* Stated goal *
Starting at the top of the listing, extract every line up to and including the one with "import * as". Pictures stay out of the copy.

* Data extract *
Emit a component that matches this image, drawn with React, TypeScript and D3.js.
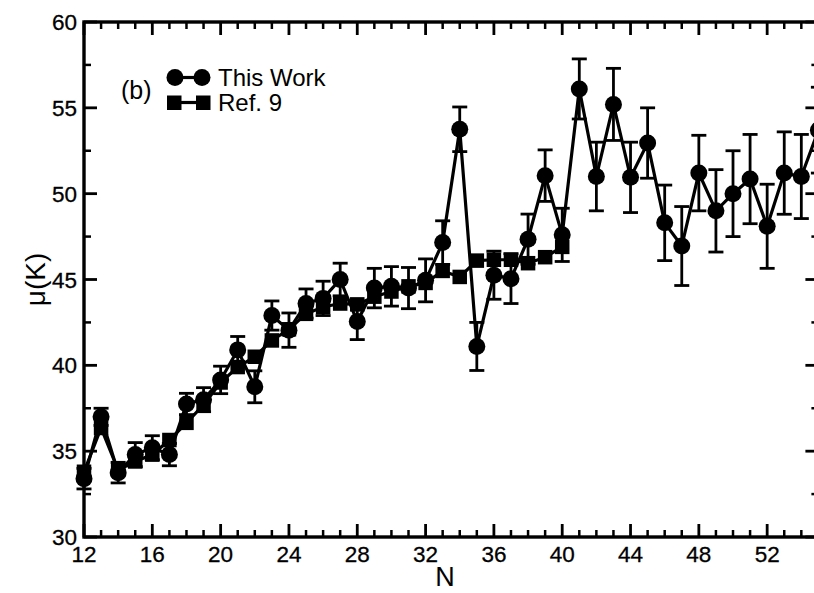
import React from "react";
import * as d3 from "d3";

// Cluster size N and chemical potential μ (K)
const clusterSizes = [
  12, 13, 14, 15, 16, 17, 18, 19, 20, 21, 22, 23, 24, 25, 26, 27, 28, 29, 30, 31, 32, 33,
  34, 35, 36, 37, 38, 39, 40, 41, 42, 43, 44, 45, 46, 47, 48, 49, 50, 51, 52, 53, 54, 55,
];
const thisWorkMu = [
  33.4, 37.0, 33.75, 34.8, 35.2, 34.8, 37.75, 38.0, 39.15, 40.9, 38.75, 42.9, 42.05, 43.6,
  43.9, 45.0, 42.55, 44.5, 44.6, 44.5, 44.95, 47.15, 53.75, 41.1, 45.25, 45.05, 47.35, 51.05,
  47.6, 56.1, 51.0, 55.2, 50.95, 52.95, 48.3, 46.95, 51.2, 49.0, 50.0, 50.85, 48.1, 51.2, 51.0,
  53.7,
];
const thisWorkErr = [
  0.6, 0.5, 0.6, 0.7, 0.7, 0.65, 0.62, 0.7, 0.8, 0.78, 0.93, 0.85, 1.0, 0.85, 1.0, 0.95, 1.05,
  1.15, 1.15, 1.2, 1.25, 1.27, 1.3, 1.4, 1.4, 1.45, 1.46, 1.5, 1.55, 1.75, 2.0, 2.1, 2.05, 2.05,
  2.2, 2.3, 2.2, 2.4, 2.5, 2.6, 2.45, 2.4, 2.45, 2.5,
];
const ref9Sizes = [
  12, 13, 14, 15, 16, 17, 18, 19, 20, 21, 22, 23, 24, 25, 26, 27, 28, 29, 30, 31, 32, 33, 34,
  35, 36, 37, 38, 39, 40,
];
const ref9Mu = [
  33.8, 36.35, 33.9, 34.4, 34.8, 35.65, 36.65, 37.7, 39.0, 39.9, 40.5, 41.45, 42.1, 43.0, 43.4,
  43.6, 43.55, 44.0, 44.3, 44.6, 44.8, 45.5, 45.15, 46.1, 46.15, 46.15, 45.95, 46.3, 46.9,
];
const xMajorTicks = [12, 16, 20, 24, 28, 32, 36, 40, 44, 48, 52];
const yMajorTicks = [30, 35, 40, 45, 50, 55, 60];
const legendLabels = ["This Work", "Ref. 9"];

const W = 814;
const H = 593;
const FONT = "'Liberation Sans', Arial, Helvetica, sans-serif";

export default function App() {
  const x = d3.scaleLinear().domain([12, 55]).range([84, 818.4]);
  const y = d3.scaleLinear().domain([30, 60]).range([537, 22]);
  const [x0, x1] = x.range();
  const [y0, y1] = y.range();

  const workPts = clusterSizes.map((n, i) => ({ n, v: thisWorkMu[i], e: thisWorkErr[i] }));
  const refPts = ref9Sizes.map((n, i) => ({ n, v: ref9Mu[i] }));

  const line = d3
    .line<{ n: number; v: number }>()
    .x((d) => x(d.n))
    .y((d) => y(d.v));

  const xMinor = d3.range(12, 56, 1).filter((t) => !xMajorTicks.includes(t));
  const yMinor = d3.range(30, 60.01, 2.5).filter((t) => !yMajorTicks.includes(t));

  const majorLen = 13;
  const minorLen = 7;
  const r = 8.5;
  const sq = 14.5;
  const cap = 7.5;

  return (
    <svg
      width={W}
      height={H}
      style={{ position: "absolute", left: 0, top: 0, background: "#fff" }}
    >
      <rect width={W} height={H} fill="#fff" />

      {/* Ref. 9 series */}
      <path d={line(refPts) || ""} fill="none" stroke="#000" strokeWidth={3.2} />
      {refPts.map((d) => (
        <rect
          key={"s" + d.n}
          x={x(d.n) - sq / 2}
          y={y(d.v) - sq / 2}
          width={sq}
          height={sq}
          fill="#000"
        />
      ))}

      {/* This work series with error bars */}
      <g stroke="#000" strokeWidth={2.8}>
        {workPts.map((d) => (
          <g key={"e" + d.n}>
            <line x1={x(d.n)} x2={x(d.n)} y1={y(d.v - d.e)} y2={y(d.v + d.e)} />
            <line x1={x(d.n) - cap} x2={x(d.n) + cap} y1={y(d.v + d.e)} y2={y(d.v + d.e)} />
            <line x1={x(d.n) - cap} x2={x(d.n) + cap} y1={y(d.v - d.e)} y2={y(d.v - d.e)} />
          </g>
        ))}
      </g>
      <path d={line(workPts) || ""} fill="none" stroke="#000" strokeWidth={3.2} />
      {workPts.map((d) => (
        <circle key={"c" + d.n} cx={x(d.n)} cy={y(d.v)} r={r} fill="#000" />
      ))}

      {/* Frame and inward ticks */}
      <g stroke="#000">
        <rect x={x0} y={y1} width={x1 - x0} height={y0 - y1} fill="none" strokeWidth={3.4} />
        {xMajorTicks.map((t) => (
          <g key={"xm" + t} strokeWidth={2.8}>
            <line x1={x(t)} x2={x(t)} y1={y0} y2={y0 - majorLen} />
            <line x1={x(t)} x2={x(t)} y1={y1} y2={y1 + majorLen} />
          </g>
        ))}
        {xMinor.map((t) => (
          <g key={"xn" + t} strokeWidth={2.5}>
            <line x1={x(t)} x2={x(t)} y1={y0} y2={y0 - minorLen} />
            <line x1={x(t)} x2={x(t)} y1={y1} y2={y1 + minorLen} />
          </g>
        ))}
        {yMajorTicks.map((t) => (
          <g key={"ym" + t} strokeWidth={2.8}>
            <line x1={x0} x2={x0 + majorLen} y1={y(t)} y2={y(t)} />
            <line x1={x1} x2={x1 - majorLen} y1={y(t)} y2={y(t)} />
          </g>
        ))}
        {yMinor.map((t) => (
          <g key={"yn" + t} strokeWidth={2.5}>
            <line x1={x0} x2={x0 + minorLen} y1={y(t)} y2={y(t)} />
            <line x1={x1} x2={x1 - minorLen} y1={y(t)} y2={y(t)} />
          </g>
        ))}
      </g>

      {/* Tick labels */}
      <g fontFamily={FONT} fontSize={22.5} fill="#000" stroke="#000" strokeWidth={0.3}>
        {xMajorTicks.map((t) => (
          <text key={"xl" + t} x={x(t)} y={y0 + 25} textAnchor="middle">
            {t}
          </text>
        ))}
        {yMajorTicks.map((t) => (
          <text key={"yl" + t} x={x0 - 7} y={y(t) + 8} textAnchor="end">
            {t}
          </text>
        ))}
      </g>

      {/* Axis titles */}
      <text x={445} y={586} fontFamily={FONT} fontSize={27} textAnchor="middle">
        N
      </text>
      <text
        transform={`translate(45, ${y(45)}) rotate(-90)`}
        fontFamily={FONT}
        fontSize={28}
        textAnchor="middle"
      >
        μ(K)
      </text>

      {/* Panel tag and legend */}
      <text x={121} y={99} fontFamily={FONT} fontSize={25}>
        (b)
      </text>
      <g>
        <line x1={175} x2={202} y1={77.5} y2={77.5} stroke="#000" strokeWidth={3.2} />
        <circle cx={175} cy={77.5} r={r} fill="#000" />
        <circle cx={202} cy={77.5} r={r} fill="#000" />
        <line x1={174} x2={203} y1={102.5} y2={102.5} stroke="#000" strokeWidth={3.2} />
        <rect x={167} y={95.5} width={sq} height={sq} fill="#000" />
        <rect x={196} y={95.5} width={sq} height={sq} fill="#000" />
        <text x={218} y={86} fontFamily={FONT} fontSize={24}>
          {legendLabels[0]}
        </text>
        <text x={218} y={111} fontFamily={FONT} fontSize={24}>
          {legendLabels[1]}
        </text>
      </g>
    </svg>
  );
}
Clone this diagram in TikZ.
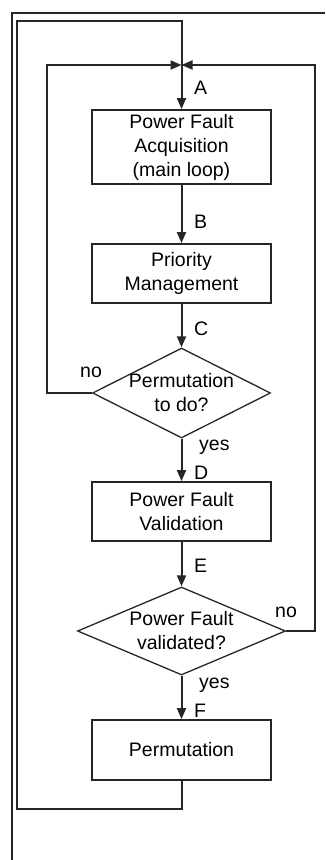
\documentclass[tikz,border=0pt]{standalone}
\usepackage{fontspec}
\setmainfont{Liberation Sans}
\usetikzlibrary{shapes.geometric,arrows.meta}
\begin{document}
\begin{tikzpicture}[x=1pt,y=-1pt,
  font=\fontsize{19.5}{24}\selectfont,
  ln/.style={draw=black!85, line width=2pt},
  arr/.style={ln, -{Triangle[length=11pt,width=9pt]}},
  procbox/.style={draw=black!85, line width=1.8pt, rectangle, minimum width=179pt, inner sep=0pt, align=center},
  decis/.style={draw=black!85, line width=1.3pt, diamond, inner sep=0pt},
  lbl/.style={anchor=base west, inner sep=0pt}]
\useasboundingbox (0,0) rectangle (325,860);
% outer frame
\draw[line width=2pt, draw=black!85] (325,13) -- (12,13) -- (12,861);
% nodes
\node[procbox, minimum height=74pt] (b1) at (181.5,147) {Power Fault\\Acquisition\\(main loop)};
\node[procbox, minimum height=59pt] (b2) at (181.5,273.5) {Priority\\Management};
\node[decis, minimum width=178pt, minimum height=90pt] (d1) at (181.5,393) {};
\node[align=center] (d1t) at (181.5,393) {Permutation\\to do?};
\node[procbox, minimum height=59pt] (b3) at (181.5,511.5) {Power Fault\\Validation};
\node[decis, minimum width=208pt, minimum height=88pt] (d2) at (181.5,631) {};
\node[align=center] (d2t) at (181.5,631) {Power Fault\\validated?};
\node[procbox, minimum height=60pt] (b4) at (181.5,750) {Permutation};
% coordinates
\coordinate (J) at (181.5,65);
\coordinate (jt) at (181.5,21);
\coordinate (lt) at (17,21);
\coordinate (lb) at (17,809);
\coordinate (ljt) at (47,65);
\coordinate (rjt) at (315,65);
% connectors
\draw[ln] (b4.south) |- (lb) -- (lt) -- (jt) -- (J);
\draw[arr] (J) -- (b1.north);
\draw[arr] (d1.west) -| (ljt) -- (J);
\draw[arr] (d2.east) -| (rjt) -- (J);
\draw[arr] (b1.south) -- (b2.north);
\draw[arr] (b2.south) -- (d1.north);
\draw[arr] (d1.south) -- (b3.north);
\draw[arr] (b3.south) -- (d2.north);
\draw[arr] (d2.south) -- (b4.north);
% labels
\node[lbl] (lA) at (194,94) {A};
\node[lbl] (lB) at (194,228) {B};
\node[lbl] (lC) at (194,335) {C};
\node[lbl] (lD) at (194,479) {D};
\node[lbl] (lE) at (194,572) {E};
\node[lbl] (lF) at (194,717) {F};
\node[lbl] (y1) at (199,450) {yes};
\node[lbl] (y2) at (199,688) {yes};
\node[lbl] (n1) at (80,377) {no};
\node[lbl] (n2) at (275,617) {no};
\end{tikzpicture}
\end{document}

* Solved problem *
Emit a component that matches this image, drawn with React, TypeScript and D3.js.
import React from "react";
import * as d3 from "d3";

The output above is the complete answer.